▶ [RECORDS PROVIDED]
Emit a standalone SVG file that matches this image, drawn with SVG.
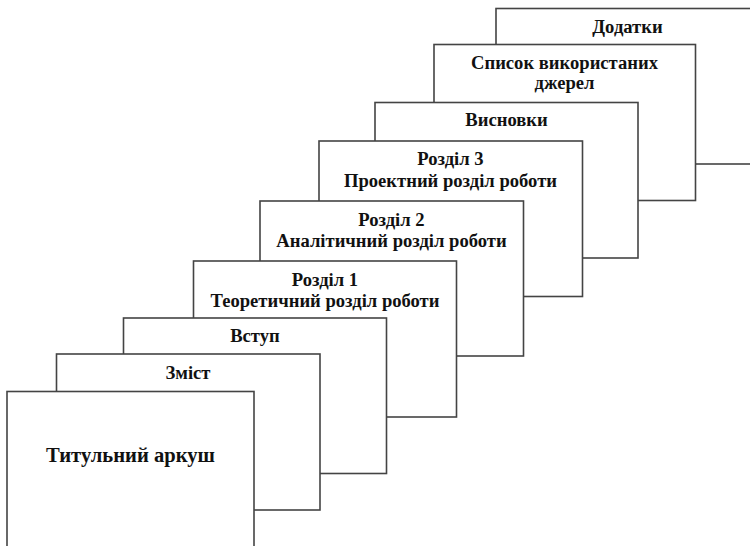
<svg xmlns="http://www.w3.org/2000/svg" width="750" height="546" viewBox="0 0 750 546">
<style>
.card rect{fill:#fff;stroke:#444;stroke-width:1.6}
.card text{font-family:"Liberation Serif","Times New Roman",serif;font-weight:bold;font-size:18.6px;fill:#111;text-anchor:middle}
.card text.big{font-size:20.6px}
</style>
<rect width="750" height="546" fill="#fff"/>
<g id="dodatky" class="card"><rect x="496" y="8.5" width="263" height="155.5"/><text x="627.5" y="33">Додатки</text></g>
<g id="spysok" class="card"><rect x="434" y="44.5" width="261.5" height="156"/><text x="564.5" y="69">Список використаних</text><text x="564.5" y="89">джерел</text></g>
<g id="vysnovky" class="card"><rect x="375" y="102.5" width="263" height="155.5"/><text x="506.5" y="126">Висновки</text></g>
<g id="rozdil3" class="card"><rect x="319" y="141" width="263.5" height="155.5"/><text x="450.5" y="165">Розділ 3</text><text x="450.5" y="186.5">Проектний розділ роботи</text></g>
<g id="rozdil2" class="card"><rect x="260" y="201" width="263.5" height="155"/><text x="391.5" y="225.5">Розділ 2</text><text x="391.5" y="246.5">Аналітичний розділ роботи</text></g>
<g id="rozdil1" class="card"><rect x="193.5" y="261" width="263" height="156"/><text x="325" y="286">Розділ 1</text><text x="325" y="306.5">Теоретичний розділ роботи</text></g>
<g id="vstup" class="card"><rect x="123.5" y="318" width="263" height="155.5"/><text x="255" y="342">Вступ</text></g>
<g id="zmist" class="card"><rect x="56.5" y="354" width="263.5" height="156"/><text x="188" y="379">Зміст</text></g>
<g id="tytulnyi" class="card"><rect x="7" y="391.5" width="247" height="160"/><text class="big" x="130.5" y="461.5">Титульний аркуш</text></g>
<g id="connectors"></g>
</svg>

--

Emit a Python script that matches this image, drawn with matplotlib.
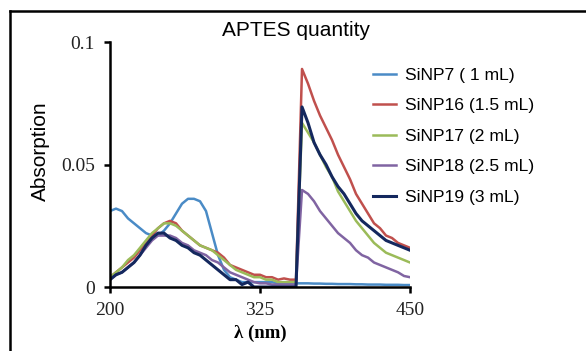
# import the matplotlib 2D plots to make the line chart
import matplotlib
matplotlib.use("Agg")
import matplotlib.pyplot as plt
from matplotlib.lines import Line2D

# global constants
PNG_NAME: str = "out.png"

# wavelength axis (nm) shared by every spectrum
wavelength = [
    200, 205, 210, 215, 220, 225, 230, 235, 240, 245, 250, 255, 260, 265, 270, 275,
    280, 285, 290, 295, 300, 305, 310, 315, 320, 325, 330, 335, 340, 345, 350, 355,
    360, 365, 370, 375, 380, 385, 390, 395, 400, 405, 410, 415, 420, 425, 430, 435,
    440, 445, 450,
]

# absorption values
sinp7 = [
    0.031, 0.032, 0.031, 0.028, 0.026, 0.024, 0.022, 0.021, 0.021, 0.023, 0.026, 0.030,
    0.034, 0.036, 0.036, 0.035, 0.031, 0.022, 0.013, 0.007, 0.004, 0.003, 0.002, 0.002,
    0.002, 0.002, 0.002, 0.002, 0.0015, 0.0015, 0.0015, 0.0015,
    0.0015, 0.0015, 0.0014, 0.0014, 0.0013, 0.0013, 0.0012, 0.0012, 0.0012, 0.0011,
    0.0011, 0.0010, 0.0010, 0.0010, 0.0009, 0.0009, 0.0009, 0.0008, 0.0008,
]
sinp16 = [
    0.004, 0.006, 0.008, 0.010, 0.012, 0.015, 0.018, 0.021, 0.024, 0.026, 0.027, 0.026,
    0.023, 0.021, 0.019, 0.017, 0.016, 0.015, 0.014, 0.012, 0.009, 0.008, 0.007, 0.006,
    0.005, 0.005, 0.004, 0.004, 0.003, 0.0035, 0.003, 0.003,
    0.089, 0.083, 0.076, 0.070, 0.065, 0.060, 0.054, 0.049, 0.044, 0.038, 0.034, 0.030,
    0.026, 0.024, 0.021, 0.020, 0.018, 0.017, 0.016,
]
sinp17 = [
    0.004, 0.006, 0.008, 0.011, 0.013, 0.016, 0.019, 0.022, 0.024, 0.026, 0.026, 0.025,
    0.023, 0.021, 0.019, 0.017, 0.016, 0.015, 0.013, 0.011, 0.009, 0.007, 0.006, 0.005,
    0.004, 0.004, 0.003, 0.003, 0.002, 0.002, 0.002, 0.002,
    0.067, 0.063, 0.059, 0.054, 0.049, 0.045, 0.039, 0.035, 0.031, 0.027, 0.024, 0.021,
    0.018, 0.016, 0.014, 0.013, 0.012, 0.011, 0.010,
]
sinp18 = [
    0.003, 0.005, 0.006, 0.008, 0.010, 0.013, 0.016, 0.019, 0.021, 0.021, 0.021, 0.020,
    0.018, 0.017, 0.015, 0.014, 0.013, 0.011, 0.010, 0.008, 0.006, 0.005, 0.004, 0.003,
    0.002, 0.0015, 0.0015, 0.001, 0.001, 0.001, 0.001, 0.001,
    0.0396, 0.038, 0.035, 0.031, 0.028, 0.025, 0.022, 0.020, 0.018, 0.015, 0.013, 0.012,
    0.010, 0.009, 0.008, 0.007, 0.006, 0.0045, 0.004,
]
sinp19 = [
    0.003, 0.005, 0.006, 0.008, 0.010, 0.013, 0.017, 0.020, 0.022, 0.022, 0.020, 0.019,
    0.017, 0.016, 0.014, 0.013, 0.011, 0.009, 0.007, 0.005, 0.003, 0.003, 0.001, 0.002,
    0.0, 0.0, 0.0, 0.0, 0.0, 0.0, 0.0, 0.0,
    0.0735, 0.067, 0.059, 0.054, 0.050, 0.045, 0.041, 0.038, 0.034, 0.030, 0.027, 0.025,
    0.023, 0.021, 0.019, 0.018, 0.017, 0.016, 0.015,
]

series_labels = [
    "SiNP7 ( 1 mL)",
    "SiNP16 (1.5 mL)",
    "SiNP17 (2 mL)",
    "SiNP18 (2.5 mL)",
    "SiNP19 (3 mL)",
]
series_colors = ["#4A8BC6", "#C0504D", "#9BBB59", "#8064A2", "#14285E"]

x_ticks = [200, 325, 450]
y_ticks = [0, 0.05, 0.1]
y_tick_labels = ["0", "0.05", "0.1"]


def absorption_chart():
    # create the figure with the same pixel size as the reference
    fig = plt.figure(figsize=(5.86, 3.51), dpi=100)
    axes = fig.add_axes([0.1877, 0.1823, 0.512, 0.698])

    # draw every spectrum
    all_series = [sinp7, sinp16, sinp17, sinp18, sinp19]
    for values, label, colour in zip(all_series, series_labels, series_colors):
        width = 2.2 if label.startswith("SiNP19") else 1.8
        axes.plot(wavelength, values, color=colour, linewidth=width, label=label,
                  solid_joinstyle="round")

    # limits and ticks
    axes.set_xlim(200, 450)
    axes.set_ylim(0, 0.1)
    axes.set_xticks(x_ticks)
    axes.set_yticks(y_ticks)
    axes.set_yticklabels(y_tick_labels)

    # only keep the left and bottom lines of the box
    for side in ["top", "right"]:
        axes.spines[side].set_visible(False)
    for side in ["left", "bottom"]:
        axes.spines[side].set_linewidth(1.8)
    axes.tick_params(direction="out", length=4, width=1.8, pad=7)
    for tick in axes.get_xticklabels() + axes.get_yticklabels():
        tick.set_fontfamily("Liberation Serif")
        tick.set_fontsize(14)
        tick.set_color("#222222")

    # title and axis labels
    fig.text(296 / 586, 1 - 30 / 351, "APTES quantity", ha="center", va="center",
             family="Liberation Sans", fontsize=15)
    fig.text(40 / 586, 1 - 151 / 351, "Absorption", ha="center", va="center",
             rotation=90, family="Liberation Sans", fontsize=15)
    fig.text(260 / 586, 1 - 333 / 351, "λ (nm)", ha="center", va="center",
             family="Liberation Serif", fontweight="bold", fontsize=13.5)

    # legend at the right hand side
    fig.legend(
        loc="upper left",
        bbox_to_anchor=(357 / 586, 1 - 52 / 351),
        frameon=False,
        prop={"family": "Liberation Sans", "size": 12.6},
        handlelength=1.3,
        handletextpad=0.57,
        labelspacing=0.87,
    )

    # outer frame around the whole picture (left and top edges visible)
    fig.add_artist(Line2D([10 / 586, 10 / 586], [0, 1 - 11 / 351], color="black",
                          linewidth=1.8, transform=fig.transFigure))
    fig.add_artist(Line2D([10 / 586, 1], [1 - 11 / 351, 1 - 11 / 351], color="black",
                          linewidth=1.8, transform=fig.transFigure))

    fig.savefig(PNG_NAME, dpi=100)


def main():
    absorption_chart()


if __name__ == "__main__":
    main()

▶ [WORK INSTRUCTIONS]
State how many lines of the records above contain the word "matplotlib", and give only that number.

▶ [THE RESPONSE]
6